La délégation a par ailleurs fait valoir un cas où la divulgation d'informations relatives à une affaire impliquant un mineur a fait l'objet de sanctions.

En vertu de la loi, les enfants auteurs de délits voient leur peine divisée par deux par rapport à la peine qu'ils encourraient s'ils étaient adultes, a par ailleurs indiqué la délégation. Elle a précisé qu'en vertu de la nouvelle législation, l'âge de responsabilité pénale a été porté de 14 à 16 ans.

Interrogée sur le nombre d'enfants de moins de 16 ans qui travaillent dans le pays, la délégation a indiqué que les chiffres officiels étaient, à l'été 2002, de 307 enfants travaillant dans les grandes villes albanaises. La coopération de l'Albanie avec le Programme IPEC de l'OIT sur l'élimination du travail des enfants a donné lieu à la mise sur pied d'un Comité national pour l'élimination de ce type de travail, a ajouté la délégation. L'existence, en Albanie, de quatre programmes relevant du programme IPEC de l'OIT laisse entendre que le phénomène est plus important que ne le suggèrent les chiffres cités par la délégation, a fait observer un expert. La délégation a alors assuré que l'existence de ces quatre programmes ne saurait être interprétée comme indiquant que le travail des enfants est un grave problème en Albanie. En effet, comme l'indiquent les noms mêmes de ces programmes, ceux-ci visent plus particulièrement le bon fonctionnement des institutions de lutte contre le travail des enfants - telle que la division spéciale créée sur cette question au sein du Ministère du travail.

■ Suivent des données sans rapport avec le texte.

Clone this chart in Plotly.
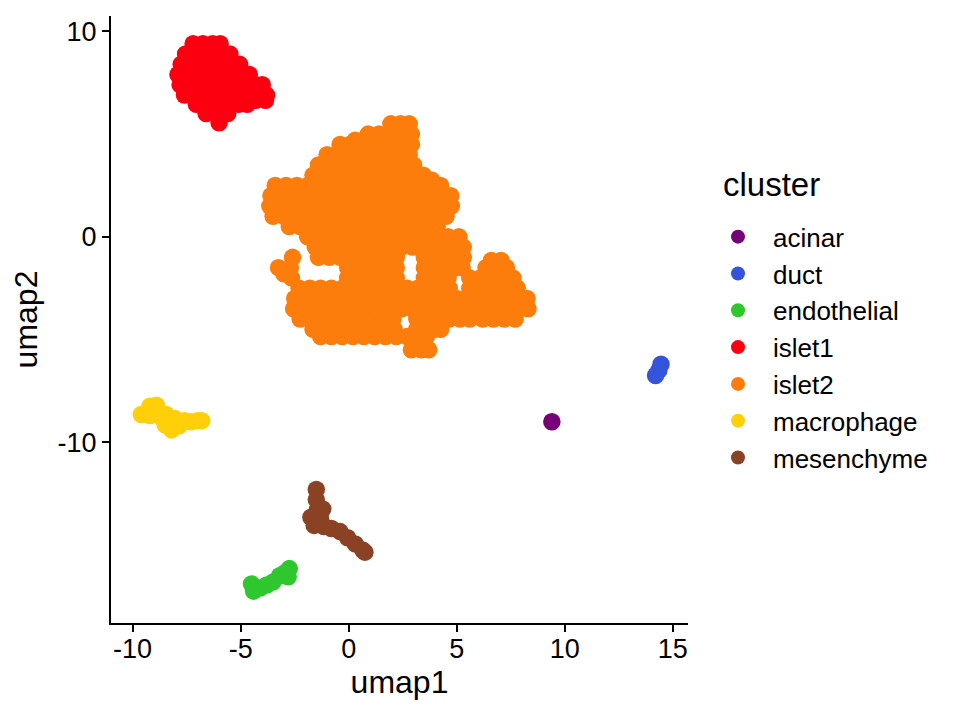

Observations préliminaires

Présentant des observations préliminaires, M. LOTHAR FRIEDRICH KRAPPMANN, rapporteur du Comité pour l'examen du rapport de l'Albanie, a remercié la délégation pour les informations qu'elle a fournies tout au long de cette journée d'examen ainsi que pour l'engagement dont elle a fait preuve en faveur des droits de l'enfant. Du point de vue législatif, l'Albanie s'en sort bien, a relevé M. Krappmann; il s'est ainsi réjoui que la Convention occupe la place qui est la sienne dans l'ordre juridique interne albanais. Il n'en demeure pas moins qu'à maints égards, la réalité sociale des enfants ne correspond pas tout à fait aux dispositions de cet instrument, a poursuivi l'expert. Des préoccupations graves ont été exprimées aujourd'hui dont il sera question dans les observations finales que le Comité adoptera ultérieurement, a-t-il insisté. M. Krappmann a néanmoins affirmé ne pas être pessimiste car deux mesures importantes ont été prises au cours de l'année écoulée, à savoir: la création d'un comité interministériel sur les droits de l'enfant (dont il faut espérer qu'il sera dûment doté de ressources); et la mise en place d'une division des droits de l'enfant au sein du Bureau du Médiateur du peuple.